Sadly, our new compatriots do not share our zest for, well, zest. French cuisine is marvelously tasty and rich – for crying out loud, there is actually a category of chef, the saucier, whose sole responsibility is to perfect sauces! – but there is no room in the French palate for piquancy. Even when ordering “spicy” dishes at ethnic restaurants, we eagerly anticipate the rush of fire on the tongue, only to be met with the same, disappointing, bland result again and again: a walk on the mild side. (Apologies to Lou Reed and to all of you for that.)
Surely the people’s palates have been shaped by their cuisine, one that is so ingrained and lauded that the French President has recently stated that it should be on the UNESCO World Heritage list. It’s a solid tradition that has resisted the exotic, spicy influences of its former colonies and current immigrant populations. Moreover, ethnic restaurants cater to predominantly French tastes, watering down the kick of their traditionally fiery mainstays. This was first made apparent to us many months ago, when we ate at a fabulous Thai restaurant in Belleville with some French friends. Although N and I felt our dishes were considerably mild yet highly flavorful, our friend was experiencing some difficulty with her tom kha gai. Coughing repeatedly and gulping down water like a desert nomad at an oasis, she eventually sputtered, “Trop piquante” (too spicy) and eventually regained enough composure to ask if any of us wanted to finish her soup. I took one spoonful, only to laugh a bit to myself: if this is three-alarm spice, the sirens must be on mute. On another occasion, in another Thai restaurant in the Marais, N asked for a dish to be prepared extra-spicy, only to find this “heightened” spice level barely registerable. And I swear the sriracha in this country is even watered down, because at home and in Chinese and Vietnamese restaurants I have to dump a disgusting amount of it on my food to give it some bite. Similarly, “hot” salsa at French supermarkets has the equivalent piquancy of tomato sauce. The French themselves literally water down spicy sauces. Case in point: our friends had us over for dinner and brought out “spicy sauce”—a bowl of what looked like broth but was really water with a miniscule amount of harissa mixed in. (Kind of gross, actually.) And in a bizarre twist at a café, I ordered what was labeled a panini mexicain piquante, hoping for some kick but expecting nothing, only to find that the chicken within had been “spiced” with curry. Confused, much?
There is one reliable source of spice, and that is North African cuisine. With the abundance of such eateries all over Paris, we know we count on the small bowl of harissa plonked on the table (much like a bottle of ketchup at a burger joint) to inject our tagine and cous cous with some kick. However, we seem to be in the minority of diners who actually infuse this hot chili paste into their dishes. Halfway into the main course at a Moroccan restaurant with French friends, I offered someone a taste of my beef tagine, onto which I’d liberally applied harissa. The spice level was to my liking although I forgot to warn my friend before she bit into the large spoonful of chick peas and carrots. Needless to say, she was not happy and spent the next few minutes chugging water and eating bread. Oops.

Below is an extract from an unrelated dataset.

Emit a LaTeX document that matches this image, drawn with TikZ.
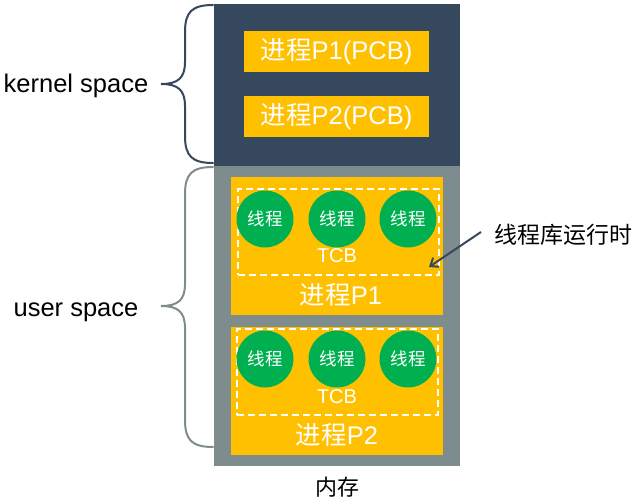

I wish I could say that I hadn’t made that mistake twice, but oh man did I ever instill fear into the stomachs of our amis. We invited a French couple over for a home-made Asian feast of sautéed noodles with beef and a veggie stir-fry. If we were cooking for ourselves, we would’ve been far more generous with the amount of chili sauce in both dishes. However, we were cooking for much milder palates and so we purposefully kept the spice-level tame. Truly. I’m talking not even a teaspoon. Unfortunately, this supposed lack of bite only came back to (proverbially) bite us in the ass. What for us registered as a whisper, a hint, an apparition of spice rendered the food, at first, excessively fiery for one of our guests, and, after a couple bites, inedible. Needless to say, we felt absolutely horrible. This is the last thing, save food poisoning, one wants to inflict upon a dinner guest. After getting plied with endless apologies and glassfuls of water, our guest was fine, but she’s probably scared to have us cook for her again.
Thankfully, we were redeemed when we had other friends over for dinner. In a conversation about New Orleans, my Australian friend (who is half-Sri Lankan and therefore has been eating chili-infused goodness practically since birth) mentioned she’s always wanted to try Cajun cuisine. This prompted a Cajun dinner chez nous, as N’s signature dish is the Cajun classic Crawfish Monica and I can whip up a zesty yet delicate blackening rub. Her French boyfriend was also invited, and so I arduously questioned her about his palate, not wanting to repeat my recent Asian menu gaffe. He allegedly had a proclivity for spice, but that’s all relative, isn’t it? We proceeded with caution, not at all shying away from the spice but not going full-tilt with it, either. In the end, the results were fantastic. Of course, they raved about the ‘Cronica’ (how could one not?) and relished the blackened chicken. Was the meal too spicy? Not a bit. He was perfectly satisfied, while she could have kicked it up a slight notch (like us other foreigners of the not-so-sensitive palates). We have finally found at least one native Frenchman who can hang with spice-slingin’ sharp-shooters in a nation of the gun-shy. The chances of this are one in a million.